Sadly, when it comes to dealing with Iran, President Joe Biden’s administration has shied away from confronting the Islamic regime, seeking instead to mollify its worst instincts. U.S. credibility on this front has been sorely undermined by the antics of Robert Malley, the administration’s Iran envoy and a key architect of the 2015 Iran nuclear deal, whose security clearance was suspended this month in circumstances which the State Department has still to explain. Malley is now officially on leave and has gone to teach in the rarefied atmosphere of Princeton University, while the rest of us are left pondering in which direction American policy towards Iran will travel.
All the indications are that the policy of appeasement will continue. It’s not as if the United States has any love for the Iranian regime, which has murdered hundreds of Americans and consistently demonized this country in the 44 years since the Islamist revolution in Iran or that Washington is simply unaware of Iran’s enormous contribution to global instability—from militarily supporting Russian imperialism to aiding Shi’a militias in Iraq and Yemen, as well as Lebanon along with Hamas in Gaza. At root, the United States has accepted that the installation of an Iranian regime amenable to negotiations can only come through the efforts of the Iranian people, and not through outside intervention. Until then—and that could be weeks or months, but most probably years, unfortunately—the United States will have to dance with a partner it has no reason to trust.

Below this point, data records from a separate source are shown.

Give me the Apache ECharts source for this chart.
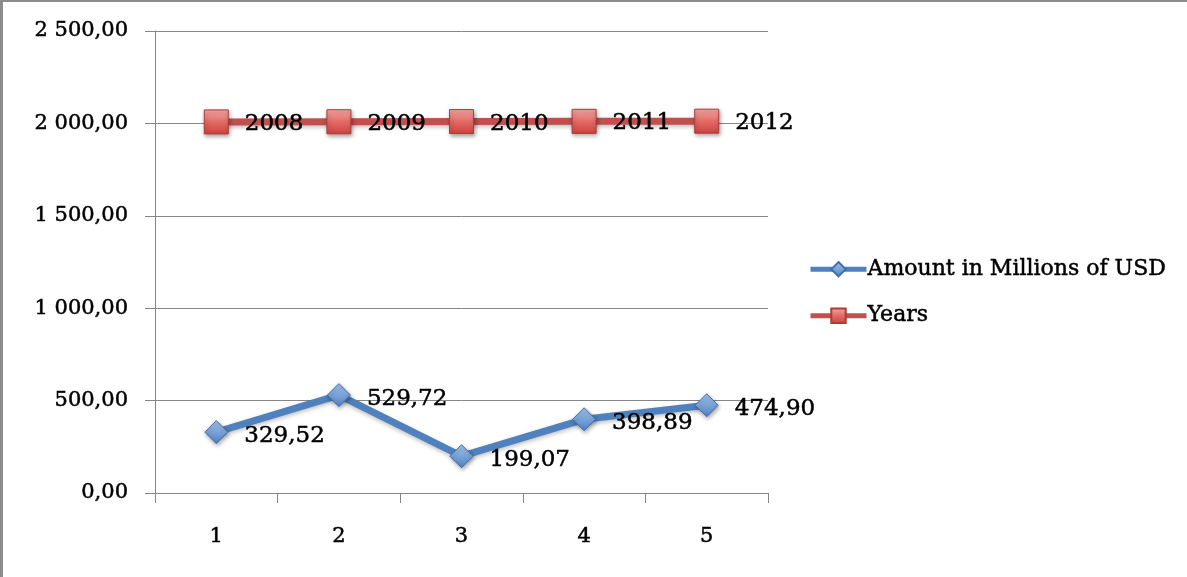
<!DOCTYPE html>
<html>
<head>
<meta charset="utf-8">
<script src="https://cdn.jsdelivr.net/npm/echarts@6/dist/echarts.min.js"></script>
<style>
  html, body { margin: 0; padding: 0; background: #fff; }
  #frame { position: absolute; left: 0; top: 0; width: 1187px; height: 577px; box-sizing: border-box;
           border-left: 3px solid #8c8c8c; border-top: 2px solid #8c8c8c; }
  #chart { position: absolute; left: 0; top: 0; width: 1187px; height: 577px; }
</style>
</head>
<body>
<div id="chart"></div>
<div id="frame"></div>
<script>
// Categories along the x axis
const categories = ['1', '2', '3', '4', '5'];
// Amount in Millions of USD per period
const amountValues = [329.52, 529.72, 199.07, 398.89, 474.90];
// Year that each period stands for
const yearValues = [2008, 2009, 2010, 2011, 2012];
// Y axis tick labels, from 0 upward in steps of 500
const yTickLabels = ['0,00', '500,00', '1 000,00', '1 500,00', '2 000,00', '2 500,00'];

const FONT = 'DejaVu Serif';
const AXIS_GREY = '#868686';
// a hairline outline in the text colour gives the glyphs a slightly heavier stroke
const INK = { color: '#000', textBorderColor: '#000', textBorderWidth: 0.5 };

function fmtComma(v) {
  return v.toFixed(2).replace('.', ',');
}

const blueDiamond = {
  type: 'linear', x: 0, y: 0, x2: 0, y2: 1,
  colorStops: [{ offset: 0, color: '#a3c2ea' }, { offset: 0.5, color: '#7aa3d9' }, { offset: 1, color: '#4f81c2' }]
};
const redSquare = {
  type: 'linear', x: 0, y: 0, x2: 0, y2: 1,
  colorStops: [{ offset: 0, color: '#f6aaa7' }, { offset: 0.5, color: '#e36a65' }, { offset: 1, color: '#cc433e' }]
};

const chart = echarts.init(document.getElementById('chart'), null, { renderer: 'canvas' });
chart.setOption({
  animation: false,
  backgroundColor: '#ffffff',
  textStyle: { fontFamily: FONT },
  grid: { left: 155, right: 419, top: 31, bottom: 84, containLabel: false },
  legend: {
    orient: 'vertical',
    left: 803,
    top: 253,
    itemWidth: 56,
    itemHeight: 18,
    itemGap: 24,
    lineStyle: { width: 5 },
    textStyle: Object.assign({ fontFamily: FONT, fontSize: 22, padding: [0, 0, 0, -4] }, INK),
    data: ['Amount in Millions of USD', 'Years']
  },
  xAxis: {
    type: 'category',
    data: categories,
    boundaryGap: true,
    axisLine: { lineStyle: { color: AXIS_GREY, width: 1 } },
    axisTick: { show: true, length: 10, alignWithLabel: false, lineStyle: { color: AXIS_GREY } },
    axisLabel: Object.assign({ fontFamily: FONT, fontSize: 21, margin: 33 }, INK),
    splitLine: { show: false }
  },
  yAxis: {
    type: 'value',
    min: 0,
    max: 2500,
    interval: 500,
    axisLine: { show: true, lineStyle: { color: AXIS_GREY, width: 1 } },
    axisTick: { show: true, length: 10, lineStyle: { color: AXIS_GREY } },
    axisLabel: Object.assign({
      fontFamily: FONT, fontSize: 21, margin: 27,
      formatter: function (v) { return yTickLabels[Math.round(v / 500)]; }
    }, INK),
    splitLine: { show: true, lineStyle: { color: AXIS_GREY, width: 1 } }
  },
  series: [
    {
      name: 'Amount in Millions of USD',
      type: 'line',
      data: amountValues,
      symbol: 'diamond',
      symbolSize: 23,
      color: '#4f81bd',
      lineStyle: { color: '#4f81bd', width: 7, shadowColor: 'rgba(0,0,0,0.25)', shadowBlur: 4, shadowOffsetY: 2 },
      itemStyle: { color: blueDiamond, borderColor: '#3f6fae', borderWidth: 1, shadowColor: 'rgba(0,0,0,0.35)', shadowBlur: 4, shadowOffsetX: 1, shadowOffsetY: 2 },
      label: Object.assign({
        show: true, position: 'right', distance: 16, offset: [0, 4],
        fontFamily: FONT, fontSize: 23,
        formatter: function (p) { return fmtComma(p.value); }
      }, INK),
      z: 3
    },
    {
      name: 'Years',
      type: 'line',
      data: yearValues,
      symbol: 'rect',
      symbolSize: 24,
      color: '#c0504d',
      lineStyle: { color: '#c0504d', width: 7, shadowColor: 'rgba(0,0,0,0.25)', shadowBlur: 4, shadowOffsetY: 2 },
      itemStyle: { color: redSquare, borderColor: '#b03a36', borderWidth: 1, shadowColor: 'rgba(0,0,0,0.35)', shadowBlur: 4, shadowOffsetX: 1, shadowOffsetY: 2 },
      label: Object.assign({
        show: true, position: 'right', distance: 16, offset: [0, 2],
        fontFamily: FONT, fontSize: 23,
        formatter: function (p) { return String(p.value); }
      }, INK),
      z: 3
    }
  ]
});
</script>
</body>
</html>
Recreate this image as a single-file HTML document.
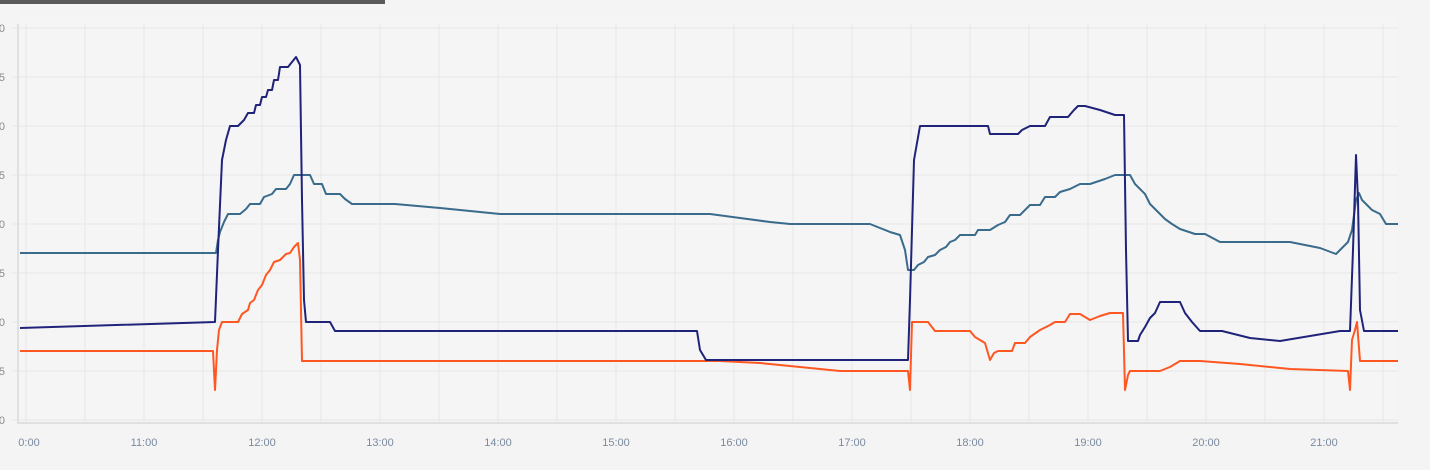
<!DOCTYPE html>
<html><head><style>
html,body{margin:0;padding:0;background:#f4f4f4;}
svg{display:block;font-family:"Liberation Sans",sans-serif;}
</style></head><body>
<svg width="1430" height="470" viewBox="0 0 1430 470">
<rect width="1430" height="470" fill="#f4f4f4"/>
<rect x="18" y="10" width="1380" height="413" fill="#f5f5f5"/>
<rect x="0" y="0" width="385" height="4" fill="#5a5a5a"/>
<g stroke="#e6e6e6" stroke-width="1">
<line x1="12" y1="28" x2="1398" y2="28"/><line x1="12" y1="77" x2="1398" y2="77"/>
<line x1="12" y1="126" x2="1398" y2="126"/><line x1="12" y1="175" x2="1398" y2="175"/>
<line x1="12" y1="224" x2="1398" y2="224"/><line x1="12" y1="273" x2="1398" y2="273"/>
<line x1="12" y1="322" x2="1398" y2="322"/><line x1="12" y1="371" x2="1398" y2="371"/>
<line x1="12" y1="420" x2="1398" y2="420"/>
<line x1="26" y1="24" x2="26" y2="423"/><line x1="85" y1="24" x2="85" y2="423"/>
<line x1="144" y1="24" x2="144" y2="423"/><line x1="203" y1="24" x2="203" y2="423"/>
<line x1="262" y1="24" x2="262" y2="423"/><line x1="321" y1="24" x2="321" y2="423"/>
<line x1="380" y1="24" x2="380" y2="423"/><line x1="439" y1="24" x2="439" y2="423"/>
<line x1="498" y1="24" x2="498" y2="423"/><line x1="557" y1="24" x2="557" y2="423"/>
<line x1="616" y1="24" x2="616" y2="423"/><line x1="675" y1="24" x2="675" y2="423"/>
<line x1="734" y1="24" x2="734" y2="423"/><line x1="793" y1="24" x2="793" y2="423"/>
<line x1="852" y1="24" x2="852" y2="423"/><line x1="911" y1="24" x2="911" y2="423"/>
<line x1="970" y1="24" x2="970" y2="423"/><line x1="1029" y1="24" x2="1029" y2="423"/>
<line x1="1088" y1="24" x2="1088" y2="423"/><line x1="1147" y1="24" x2="1147" y2="423"/>
<line x1="1206" y1="24" x2="1206" y2="423"/><line x1="1265" y1="24" x2="1265" y2="423"/>
<line x1="1324" y1="24" x2="1324" y2="423"/><line x1="1383" y1="24" x2="1383" y2="423"/>
</g>
<line x1="18" y1="24" x2="18" y2="424" stroke="#e0e0e0" stroke-width="2"/>
<line x1="17" y1="423" x2="1398" y2="423" stroke="#e0e0e0" stroke-width="2"/>
<g fill="#8a8a8a" font-size="11" text-anchor="end">
<text x="5" y="32">0</text><text x="5" y="81">5</text><text x="5" y="130">0</text>
<text x="5" y="179">5</text><text x="5" y="228">0</text><text x="5" y="277">5</text>
<text x="5" y="326">0</text><text x="5" y="375">5</text><text x="5" y="424">0</text>
</g>
<g fill="#7a8aa0" font-size="11" text-anchor="middle">
<text x="29" y="446">0:00</text><text x="144" y="446">11:00</text><text x="262" y="446">12:00</text>
<text x="380" y="446">13:00</text><text x="498" y="446">14:00</text><text x="616" y="446">15:00</text>
<text x="734" y="446">16:00</text><text x="852" y="446">17:00</text><text x="970" y="446">18:00</text>
<text x="1088" y="446">19:00</text><text x="1206" y="446">20:00</text><text x="1324" y="446">21:00</text>
</g>
<g fill="none" stroke-width="2" stroke-linejoin="round">
<polyline stroke="#3a6b8c" points="20,253 216,253 218,240 220,232 224,222 228,214 240,214 246,209 250,204 260,204 264,197 272,194 276,189 286,189 290,184 294,175 310,175 314,184 322,184 326,194 340,194 345,199 352,204 395,204 440,208 480,212 500,214 710,214 740,218 770,222 790,224 870,224 880,228 890,232 900,235 905,250 908,270 914,270 918,265 924,262 928,257 935,255 940,250 946,247 950,242 955,240 960,235 975,235 978,230 990,230 998,225 1005,222 1010,215 1020,215 1025,210 1030,205 1040,205 1045,197 1055,197 1060,192 1070,189 1080,184 1090,184 1105,179 1115,175 1130,175 1135,184 1140,189 1145,194 1150,204 1160,214 1165,219 1172,224 1180,229 1195,234 1205,234 1220,242 1290,242 1320,248 1336,254 1342,248 1348,242 1352,230 1356,200 1359,193 1362,200 1366,204 1372,210 1380,214 1386,224 1398,224"/>
<polyline stroke="#ff5722" points="20,351 213,351 215,390 217,350 219,330 222,322 238,322 242,314 248,310 250,303 254,300 258,290 262,285 266,275 270,270 274,262 280,260 286,254 290,253 294,247 298,243 300,260 302,361 690,361 720,361 760,363 800,367 840,371 908,371 910,390 912,322 928,322 935,331 970,331 975,337 985,343 990,360 994,353 998,351 1012,351 1015,343 1025,343 1030,337 1040,330 1050,325 1055,322 1065,322 1070,314 1080,314 1090,320 1100,316 1110,313 1123,313 1125,390 1128,375 1130,371 1160,371 1170,367 1180,361 1200,361 1240,364 1290,369 1348,371 1350,390 1352,340 1355,330 1357,322 1360,361 1398,361"/>
<polyline stroke="#1f237a" points="20,328 215,322 218,250 222,160 226,140 230,126 238,126 244,120 248,113 254,113 256,105 260,105 262,97 266,97 268,90 272,90 274,80 278,80 280,67 288,67 292,62 296,57 300,65 302,200 304,300 306,322 330,322 335,331 697,331 700,350 706,360 908,360 910,300 914,160 920,126 988,126 990,134 1018,134 1022,130 1030,126 1045,126 1050,117 1068,117 1074,110 1078,106 1085,106 1100,110 1115,115 1124,115 1126,250 1128,341 1138,341 1140,335 1145,327 1150,318 1155,313 1160,302 1180,302 1185,313 1192,322 1200,331 1222,331 1250,338 1280,341 1310,336 1340,331 1350,331 1353,250 1356,155 1358,200 1360,310 1364,331 1398,331"/>
</g>
</svg>
</body></html>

In recent weeks, the United States has lifted its freeze upon nearly $6 billion of frozen Iranian assets in exchange for the release of five dual U.S.-Iranian citizens incarcerated in Iranian jails. Of course, one of the jobs of any government is to assist its citizens when they find themselves in distressing circumstances abroad, but the problem here is that the Iranians see any U.S. concessions as a sign of weakness and then push for more.
That is why the talk of reviving the 2015 Joint Comprehensive Plan of Action (JCPOA), the technical name for the Iran deal, is so alarming. True, the current administration takes a more cynical view of Iranian ambitions compared with that of former President Barack Obama, who was always painfully clear that regime change was not a goal of his when it came to Iran. The unspoken assumption of the JCPOA is that the regime currently in power will still be in power when the “sunset clauses” in the deal—the expiry of a range of restrictions on research and development following a period of several years—kick in. And if that is the outcome we arrive at, then Obama’s 2015 statement announcing that the deal ensures that “all pathways to a bomb are cut off” will be exposed as the falsehood it always was.
Biden himself has given mixed signals regarding the JCPOA’s revival, even telling a concerned Iranian interlocutor at a campaign stop in December last year that “it is dead, but we’re not gonna announce it.” However, as long as the deal remains the frame of reference for U.S.-Iranian diplomacy, the Iranians will be in a commanding position. And the effects of that will be registered across the region, perhaps in Lebanon most of all.